Un día 21 de abril, hace ciento treinta y cinco años, nació en Florencia, Italia, Piero Calamandrei. Para los hombres de leyes, y especialmente para los jueces, la resonancia de su solo nombre evoca dos cosas que, si separadas son valiosas, unidas –como estaban en él— son la materia de la que están hechos los gigantes: el saber y el deber, la ciencia y la conciencia.

La atención de la historia siempre se vuelca hacia las personalidades volcánicas y desmesuradas, que como en un arrebato atraen hacia sí de golpe las miradas: revolucionarios, caudillos, tiranos y mártires, pueblan muchas páginas y conversaciones. Es la pulsión natural a lo pasional y flamígero. Hay, sin embargo, caracteres sosegados y apacibles que envuelven bajo la apariencia de una blandura exterior la firmeza de las rocas, y que resultan ser las verdaderas vigas de la humanidad. De tales era Calamandrei.

En la semblanza que el jurista y magistrado español Perfecto Andrés Ibáñez hace con motivo de la edición de uno de uno de los textos más difundidos del florentino (Fe en el Derecho, Marcial Pons, Madrid, 2009) se dibuja su figura poliédrica y casi inabarcable. Lo sigo. Calamandrei ejerció el ministerio de la aulas como titular de la cátedra de Derecho procesal, primeramente en Messina y Siena, y luego en su natal Florencia; fue constitucionalista y constituyente: su pluma fue una de las que escribieron la Constitución italiana de 1948; fue abogado litigante que profesó “la severa religión de lo justo” y una idea genuinamente sacerdotal de su función; practicó la política (ese mar proceloso) con impecable textura ética, investido del más alto noble sentido de esa actividad; fue antifascista convencido y activo; intelectual de altos vuelos, comprometido fundador de la revista Il Ponte que estaría llamada a jugar un rol de primer orden en la consolidación de la cultura democrática de la Italia posfascista; fue escritor sutilísimo, incluso sublime, y pintor de una calidad y delicadeza extraordinarias.

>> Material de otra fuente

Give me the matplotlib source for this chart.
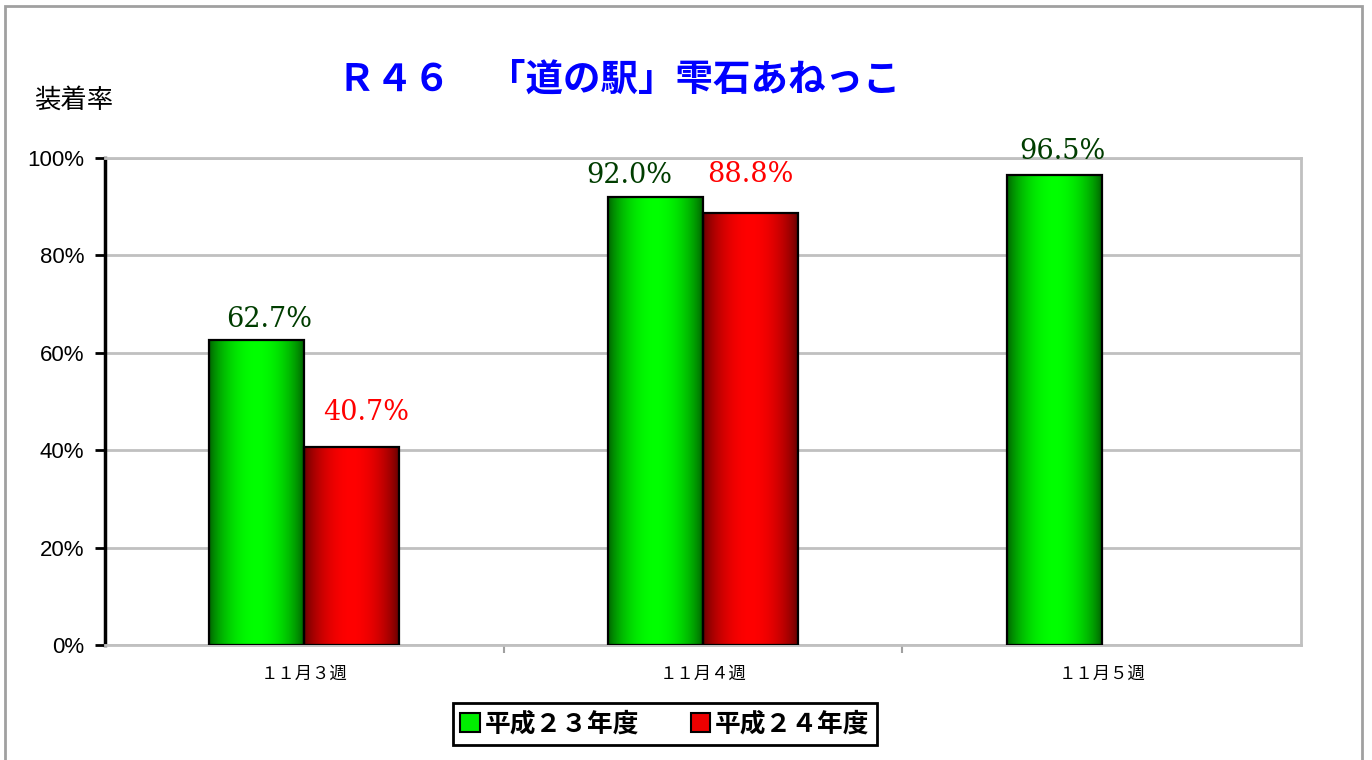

Un ser humano de grandes virtudes, que honró la lealtad y la amistad como prendas esenciales del sentido de la vida.

Su obra como riguroso científico del Derecho procesal es grandiosa, pero la finura de sus ensayos y escritos literarios son sencillamente geniales. Apenas graduado de leyes, en un encuentro fortuito, leí su Elogio de los jueces escrito por un abogado. En ese momento lo caté como una bella pieza literaria —que lo es, y a la altura de las mejores prosas—, pero la falta de vivencia no me permitió en esa sazón captar la enorme suma de sabiduría que reposa en sus páginas: es un libro para quien ya ha probado todos los sabores de la vida y que a pesar de ello no ha cedido al desencanto y al pesimismo. Su valor es incalculable, considerando que son los consejos de un viejo sabio e íntegro, creyente de la legalidad y de la justicia; de un defensor de las formas del Derecho, a las que concebía como cauces insustituibles de la civilidad, pero que al final del día no ignoraba que casi todo se cifra en el compromiso personal de quien tiene la función, para él sagrada, de aplicar y hacer respetar la ley. Tengan salud.